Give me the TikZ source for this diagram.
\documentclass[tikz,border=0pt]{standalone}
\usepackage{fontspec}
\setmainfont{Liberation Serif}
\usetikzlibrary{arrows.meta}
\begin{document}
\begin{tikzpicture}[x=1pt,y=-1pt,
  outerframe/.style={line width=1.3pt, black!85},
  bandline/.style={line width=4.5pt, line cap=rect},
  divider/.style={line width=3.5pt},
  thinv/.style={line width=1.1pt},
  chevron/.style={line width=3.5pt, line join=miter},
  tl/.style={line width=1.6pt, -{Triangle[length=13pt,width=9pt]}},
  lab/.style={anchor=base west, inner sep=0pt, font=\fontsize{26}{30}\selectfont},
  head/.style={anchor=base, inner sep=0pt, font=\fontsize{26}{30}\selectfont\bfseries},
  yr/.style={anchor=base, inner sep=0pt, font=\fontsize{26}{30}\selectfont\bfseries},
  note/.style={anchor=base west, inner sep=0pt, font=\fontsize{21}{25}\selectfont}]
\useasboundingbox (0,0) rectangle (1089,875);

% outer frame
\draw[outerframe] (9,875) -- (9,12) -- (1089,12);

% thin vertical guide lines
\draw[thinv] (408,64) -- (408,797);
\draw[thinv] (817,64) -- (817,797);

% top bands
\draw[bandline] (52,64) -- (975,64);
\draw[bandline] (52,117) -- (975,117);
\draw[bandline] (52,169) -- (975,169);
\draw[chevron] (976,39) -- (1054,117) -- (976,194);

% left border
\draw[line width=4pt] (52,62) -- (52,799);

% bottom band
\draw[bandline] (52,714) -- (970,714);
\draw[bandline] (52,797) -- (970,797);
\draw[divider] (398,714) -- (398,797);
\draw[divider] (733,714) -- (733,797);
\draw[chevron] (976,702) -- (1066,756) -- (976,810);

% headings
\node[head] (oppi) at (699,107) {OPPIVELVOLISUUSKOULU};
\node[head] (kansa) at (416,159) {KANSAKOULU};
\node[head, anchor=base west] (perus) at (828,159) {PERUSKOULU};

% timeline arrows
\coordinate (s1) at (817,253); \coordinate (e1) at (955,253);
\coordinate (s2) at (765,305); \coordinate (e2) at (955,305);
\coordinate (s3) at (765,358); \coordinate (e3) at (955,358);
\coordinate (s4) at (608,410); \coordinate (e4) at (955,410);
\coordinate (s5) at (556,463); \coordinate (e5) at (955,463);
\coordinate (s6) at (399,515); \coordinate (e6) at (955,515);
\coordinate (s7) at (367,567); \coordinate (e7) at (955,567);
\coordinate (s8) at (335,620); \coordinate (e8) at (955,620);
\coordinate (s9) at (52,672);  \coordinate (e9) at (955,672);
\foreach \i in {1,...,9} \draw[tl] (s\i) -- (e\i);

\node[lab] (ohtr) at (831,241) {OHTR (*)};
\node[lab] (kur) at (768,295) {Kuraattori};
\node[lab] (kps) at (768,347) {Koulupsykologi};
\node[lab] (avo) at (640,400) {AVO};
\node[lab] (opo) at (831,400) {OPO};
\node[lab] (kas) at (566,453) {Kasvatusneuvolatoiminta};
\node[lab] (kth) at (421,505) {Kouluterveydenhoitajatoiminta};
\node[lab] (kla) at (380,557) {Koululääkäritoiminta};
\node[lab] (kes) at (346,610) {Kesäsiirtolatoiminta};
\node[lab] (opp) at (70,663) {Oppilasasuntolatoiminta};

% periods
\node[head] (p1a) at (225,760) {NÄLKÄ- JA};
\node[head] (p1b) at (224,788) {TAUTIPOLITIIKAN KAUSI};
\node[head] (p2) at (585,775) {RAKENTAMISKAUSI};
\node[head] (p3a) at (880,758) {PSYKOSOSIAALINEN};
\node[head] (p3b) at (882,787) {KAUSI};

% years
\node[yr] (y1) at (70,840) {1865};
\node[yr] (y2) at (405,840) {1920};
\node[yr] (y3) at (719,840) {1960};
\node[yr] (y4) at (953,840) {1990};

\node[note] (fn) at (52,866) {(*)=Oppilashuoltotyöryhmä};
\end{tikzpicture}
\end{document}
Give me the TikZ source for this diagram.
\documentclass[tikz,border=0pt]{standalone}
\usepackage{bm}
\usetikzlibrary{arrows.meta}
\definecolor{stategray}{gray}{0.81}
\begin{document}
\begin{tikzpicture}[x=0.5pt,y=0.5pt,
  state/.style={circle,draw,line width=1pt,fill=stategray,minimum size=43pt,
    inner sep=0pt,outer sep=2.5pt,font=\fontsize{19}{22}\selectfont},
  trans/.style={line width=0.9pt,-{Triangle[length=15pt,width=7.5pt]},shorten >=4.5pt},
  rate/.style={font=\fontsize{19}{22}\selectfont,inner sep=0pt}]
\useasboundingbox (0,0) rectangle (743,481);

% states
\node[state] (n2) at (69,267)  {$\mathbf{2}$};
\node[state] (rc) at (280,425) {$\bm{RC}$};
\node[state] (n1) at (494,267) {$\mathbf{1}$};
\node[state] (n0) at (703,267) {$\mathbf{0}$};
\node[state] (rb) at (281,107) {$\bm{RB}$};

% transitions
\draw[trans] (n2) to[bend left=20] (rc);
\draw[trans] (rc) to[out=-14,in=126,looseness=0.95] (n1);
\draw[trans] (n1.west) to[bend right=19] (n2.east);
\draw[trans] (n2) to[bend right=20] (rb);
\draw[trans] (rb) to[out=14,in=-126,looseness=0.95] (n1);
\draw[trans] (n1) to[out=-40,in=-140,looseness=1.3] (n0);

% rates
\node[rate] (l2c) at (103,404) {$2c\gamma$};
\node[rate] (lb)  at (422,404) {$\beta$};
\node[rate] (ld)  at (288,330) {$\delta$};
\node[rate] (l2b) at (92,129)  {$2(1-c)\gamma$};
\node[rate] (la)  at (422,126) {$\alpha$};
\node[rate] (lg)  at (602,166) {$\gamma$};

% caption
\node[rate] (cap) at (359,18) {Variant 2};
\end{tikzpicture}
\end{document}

§ PROBLEM REQUIREMENTS
Please print the lines from the start of the records up to and including the line with "(0,0) rectangle (1089,875);", copying each one exactly and leaving out the rest.

§ OUTPUT FOR THIS TASK
Give me the TikZ source for this diagram.
\documentclass[tikz,border=0pt]{standalone}
\usepackage{fontspec}
\setmainfont{Liberation Serif}
\usetikzlibrary{arrows.meta}
\begin{document}
\begin{tikzpicture}[x=1pt,y=-1pt,
  outerframe/.style={line width=1.3pt, black!85},
  bandline/.style={line width=4.5pt, line cap=rect},
  divider/.style={line width=3.5pt},
  thinv/.style={line width=1.1pt},
  chevron/.style={line width=3.5pt, line join=miter},
  tl/.style={line width=1.6pt, -{Triangle[length=13pt,width=9pt]}},
  lab/.style={anchor=base west, inner sep=0pt, font=\fontsize{26}{30}\selectfont},
  head/.style={anchor=base, inner sep=0pt, font=\fontsize{26}{30}\selectfont\bfseries},
  yr/.style={anchor=base, inner sep=0pt, font=\fontsize{26}{30}\selectfont\bfseries},
  note/.style={anchor=base west, inner sep=0pt, font=\fontsize{21}{25}\selectfont}]
\useasboundingbox (0,0) rectangle (1089,875);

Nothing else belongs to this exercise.